§ **WHAT THIS TASK INVOLVES**
Only the lines from the start of the data through the line with "txt = '#1A1A1A'" belong in the copy. Restate them word for word, minus the pictures.

§ **SOURCE DATA**
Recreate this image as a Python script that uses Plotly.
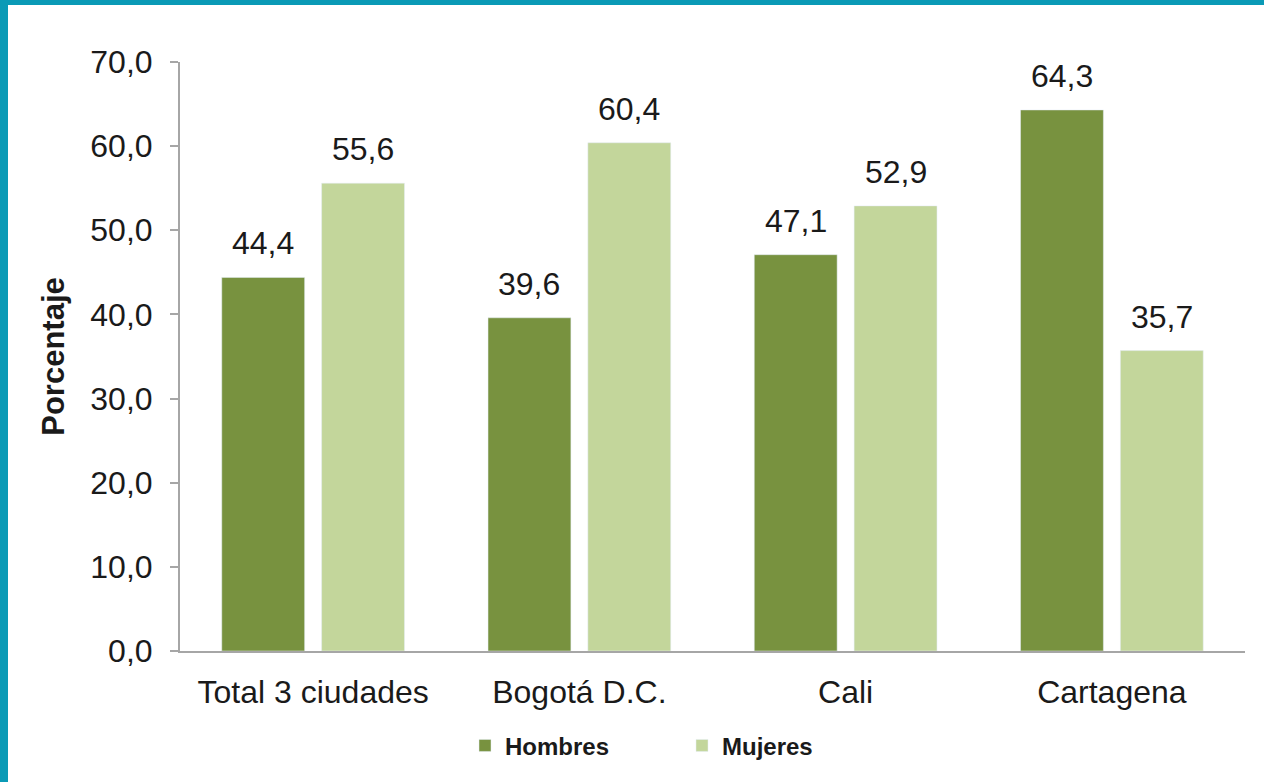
import plotly.graph_objects as go

ciudades = ['Total 3 ciudades', 'Bogotá D.C.', 'Cali', 'Cartagena']
hombres = [44.4, 39.6, 47.1, 64.3]
mujeres = [55.6, 60.4, 52.9, 35.7]

verde_osc = '#78923F'
verde_cla = '#C3D69B'
teal = '#0A9AB6'
txt = '#1A1A1A'

fig = go.Figure()
fig.add_trace(go.Bar(x=ciudades, y=hombres, name='<b>Hombres</b>', marker_color=verde_osc))
fig.add_trace(go.Bar(x=ciudades, y=mujeres, name='<b>Mujeres</b>', marker_color=verde_cla))

# etiquetas de valor encima de cada barra
for c, h, m in zip(ciudades, hombres, mujeres):
    for val, dx in ((h, -50), (m, 50)):
        fig.add_annotation(x=c, y=val, xshift=dx, yshift=14, yanchor='bottom',
                           text=f'{val:.1f}'.replace('.', ','), showarrow=False,
                           font=dict(size=32, color=txt))

fig.update_layout(
    width=1264, height=782,
    margin=dict(l=180, r=19, t=62, b=131),
    paper_bgcolor='white', plot_bgcolor='white',
    font=dict(family='Liberation Sans, Arial, sans-serif', color=txt, size=32),
    separators=',.',
    barmode='group', bargap=0.25, bargroupgap=0.17,
    showlegend=True,
    legend=dict(orientation='h', x=(465 - 180) / 1065, xanchor='left', y=-0.161, yanchor='middle',
                font=dict(size=24, color=txt), entrywidth=172, tracegroupgap=0),
    shapes=[
        dict(type='rect', xref='paper', yref='paper', x0=-0.2, x1=(8 - 180) / 1065,
             y0=-0.3, y1=1.2, fillcolor=teal, line_width=0, layer='above'),
        dict(type='rect', xref='paper', yref='paper', x0=-0.2, x1=1.1,
             y0=(651 - 5) / 589, y1=1.2, fillcolor=teal, line_width=0, layer='above'),
    ],
)

fig.update_yaxes(range=[0, 70], dtick=10, tickformat='.1f', showgrid=False,
                 showline=True, linecolor='#A6A6A6', linewidth=2,
                 ticks='outside', ticklen=8, tickcolor='#A6A6A6', tickwidth=2,
                 ticklabelstandoff=11, zeroline=False,
                 title=dict(text='<b>Porcentaje</b>', font=dict(size=31), standoff=16))
fig.update_xaxes(showline=True, linecolor='#A6A6A6', linewidth=2, ticks='',
                 showgrid=False, tickfont=dict(size=32), ticklabelstandoff=12)

fig.write_html('out.html', config={'displayModeBar': False},
               post_script="document.body.style.margin='0';")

§ **RESPONSE TO THE EXERCISE**
Recreate this image as a Python script that uses Plotly.
import plotly.graph_objects as go

ciudades = ['Total 3 ciudades', 'Bogotá D.C.', 'Cali', 'Cartagena']
hombres = [44.4, 39.6, 47.1, 64.3]
mujeres = [55.6, 60.4, 52.9, 35.7]

verde_osc = '#78923F'
verde_cla = '#C3D69B'
teal = '#0A9AB6'
txt = '#1A1A1A'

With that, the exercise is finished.